§ Your objective
Please set down all the lines beneath this one exactly, without the pictures.

§ Given data
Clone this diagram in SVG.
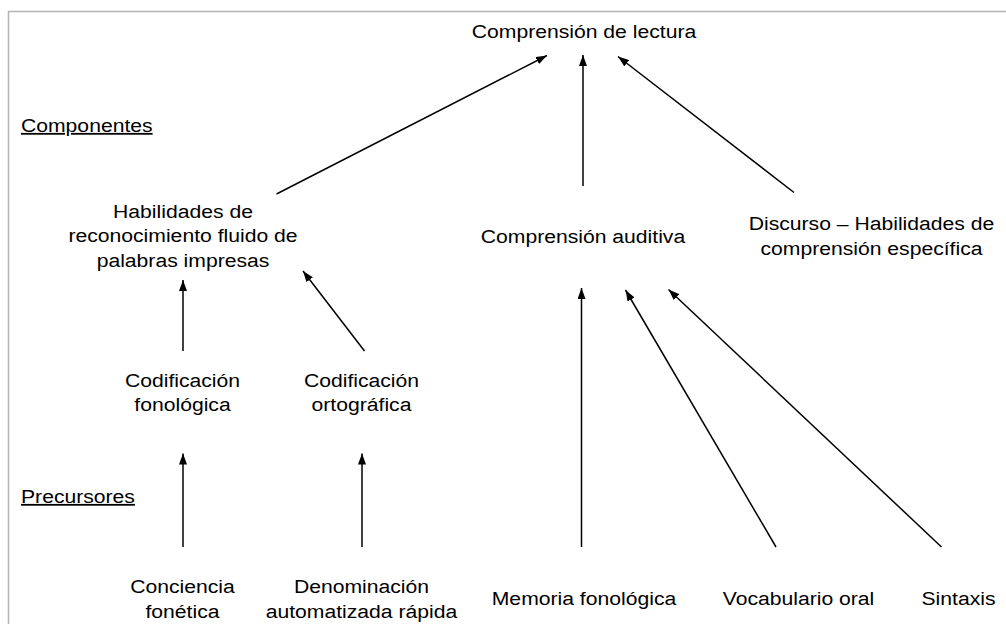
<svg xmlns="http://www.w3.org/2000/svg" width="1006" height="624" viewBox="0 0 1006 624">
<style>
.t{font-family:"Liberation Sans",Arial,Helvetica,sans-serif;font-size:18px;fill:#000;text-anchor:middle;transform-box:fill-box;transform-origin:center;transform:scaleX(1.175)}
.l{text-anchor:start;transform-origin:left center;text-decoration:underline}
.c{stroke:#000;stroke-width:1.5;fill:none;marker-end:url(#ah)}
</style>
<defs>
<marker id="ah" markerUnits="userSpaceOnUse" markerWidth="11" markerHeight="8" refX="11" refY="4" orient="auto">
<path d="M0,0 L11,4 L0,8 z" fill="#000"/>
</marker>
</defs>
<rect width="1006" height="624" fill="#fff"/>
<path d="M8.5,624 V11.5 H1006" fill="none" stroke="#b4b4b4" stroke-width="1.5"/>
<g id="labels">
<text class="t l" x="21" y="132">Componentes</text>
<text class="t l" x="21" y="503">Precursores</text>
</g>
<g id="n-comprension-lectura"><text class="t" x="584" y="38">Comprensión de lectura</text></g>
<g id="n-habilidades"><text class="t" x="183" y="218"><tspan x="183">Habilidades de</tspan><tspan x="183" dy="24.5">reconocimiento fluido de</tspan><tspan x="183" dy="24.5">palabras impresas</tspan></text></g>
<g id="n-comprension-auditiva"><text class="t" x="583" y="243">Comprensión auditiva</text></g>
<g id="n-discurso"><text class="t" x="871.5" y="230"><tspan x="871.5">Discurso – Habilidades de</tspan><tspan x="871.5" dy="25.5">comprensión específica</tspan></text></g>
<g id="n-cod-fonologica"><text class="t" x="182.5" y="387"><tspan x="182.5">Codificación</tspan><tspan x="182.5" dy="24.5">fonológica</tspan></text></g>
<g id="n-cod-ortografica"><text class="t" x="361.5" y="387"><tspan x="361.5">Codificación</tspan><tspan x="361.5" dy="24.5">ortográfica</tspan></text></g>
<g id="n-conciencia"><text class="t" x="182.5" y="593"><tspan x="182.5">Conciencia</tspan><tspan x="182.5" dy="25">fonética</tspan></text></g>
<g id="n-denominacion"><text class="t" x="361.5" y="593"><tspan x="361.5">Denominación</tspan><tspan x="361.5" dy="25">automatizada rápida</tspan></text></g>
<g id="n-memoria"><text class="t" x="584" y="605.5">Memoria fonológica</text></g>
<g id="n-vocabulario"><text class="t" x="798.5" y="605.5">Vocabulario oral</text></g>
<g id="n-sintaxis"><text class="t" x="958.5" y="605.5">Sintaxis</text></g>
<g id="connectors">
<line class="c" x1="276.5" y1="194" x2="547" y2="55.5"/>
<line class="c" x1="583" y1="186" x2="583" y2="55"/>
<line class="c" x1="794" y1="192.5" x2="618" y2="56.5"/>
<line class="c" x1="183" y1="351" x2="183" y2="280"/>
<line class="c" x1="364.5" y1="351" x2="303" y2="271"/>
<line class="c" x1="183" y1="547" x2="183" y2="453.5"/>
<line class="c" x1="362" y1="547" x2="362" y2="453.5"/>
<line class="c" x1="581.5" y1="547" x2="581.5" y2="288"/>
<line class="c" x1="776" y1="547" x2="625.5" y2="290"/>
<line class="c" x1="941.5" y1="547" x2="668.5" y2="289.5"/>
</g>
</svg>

§ Task answer
Clone this diagram in SVG.
<svg xmlns="http://www.w3.org/2000/svg" width="1006" height="624" viewBox="0 0 1006 624">
<style>
.t{font-family:"Liberation Sans",Arial,Helvetica,sans-serif;font-size:18px;fill:#000;text-anchor:middle;transform-box:fill-box;transform-origin:center;transform:scaleX(1.175)}
.l{text-anchor:start;transform-origin:left center;text-decoration:underline}
.c{stroke:#000;stroke-width:1.5;fill:none;marker-end:url(#ah)}
</style>
<defs>
<marker id="ah" markerUnits="userSpaceOnUse" markerWidth="11" markerHeight="8" refX="11" refY="4" orient="auto">
<path d="M0,0 L11,4 L0,8 z" fill="#000"/>
</marker>
</defs>
<rect width="1006" height="624" fill="#fff"/>
<path d="M8.5,624 V11.5 H1006" fill="none" stroke="#b4b4b4" stroke-width="1.5"/>
<g id="labels">
<text class="t l" x="21" y="132">Componentes</text>
<text class="t l" x="21" y="503">Precursores</text>
</g>
<g id="n-comprension-lectura"><text class="t" x="584" y="38">Comprensión de lectura</text></g>
<g id="n-habilidades"><text class="t" x="183" y="218"><tspan x="183">Habilidades de</tspan><tspan x="183" dy="24.5">reconocimiento fluido de</tspan><tspan x="183" dy="24.5">palabras impresas</tspan></text></g>
<g id="n-comprension-auditiva"><text class="t" x="583" y="243">Comprensión auditiva</text></g>
<g id="n-discurso"><text class="t" x="871.5" y="230"><tspan x="871.5">Discurso – Habilidades de</tspan><tspan x="871.5" dy="25.5">comprensión específica</tspan></text></g>
<g id="n-cod-fonologica"><text class="t" x="182.5" y="387"><tspan x="182.5">Codificación</tspan><tspan x="182.5" dy="24.5">fonológica</tspan></text></g>
<g id="n-cod-ortografica"><text class="t" x="361.5" y="387"><tspan x="361.5">Codificación</tspan><tspan x="361.5" dy="24.5">ortográfica</tspan></text></g>
<g id="n-conciencia"><text class="t" x="182.5" y="593"><tspan x="182.5">Conciencia</tspan><tspan x="182.5" dy="25">fonética</tspan></text></g>
<g id="n-denominacion"><text class="t" x="361.5" y="593"><tspan x="361.5">Denominación</tspan><tspan x="361.5" dy="25">automatizada rápida</tspan></text></g>
<g id="n-memoria"><text class="t" x="584" y="605.5">Memoria fonológica</text></g>
<g id="n-vocabulario"><text class="t" x="798.5" y="605.5">Vocabulario oral</text></g>
<g id="n-sintaxis"><text class="t" x="958.5" y="605.5">Sintaxis</text></g>
<g id="connectors">
<line class="c" x1="276.5" y1="194" x2="547" y2="55.5"/>
<line class="c" x1="583" y1="186" x2="583" y2="55"/>
<line class="c" x1="794" y1="192.5" x2="618" y2="56.5"/>
<line class="c" x1="183" y1="351" x2="183" y2="280"/>
<line class="c" x1="364.5" y1="351" x2="303" y2="271"/>
<line class="c" x1="183" y1="547" x2="183" y2="453.5"/>
<line class="c" x1="362" y1="547" x2="362" y2="453.5"/>
<line class="c" x1="581.5" y1="547" x2="581.5" y2="288"/>
<line class="c" x1="776" y1="547" x2="625.5" y2="290"/>
<line class="c" x1="941.5" y1="547" x2="668.5" y2="289.5"/>
</g>
</svg>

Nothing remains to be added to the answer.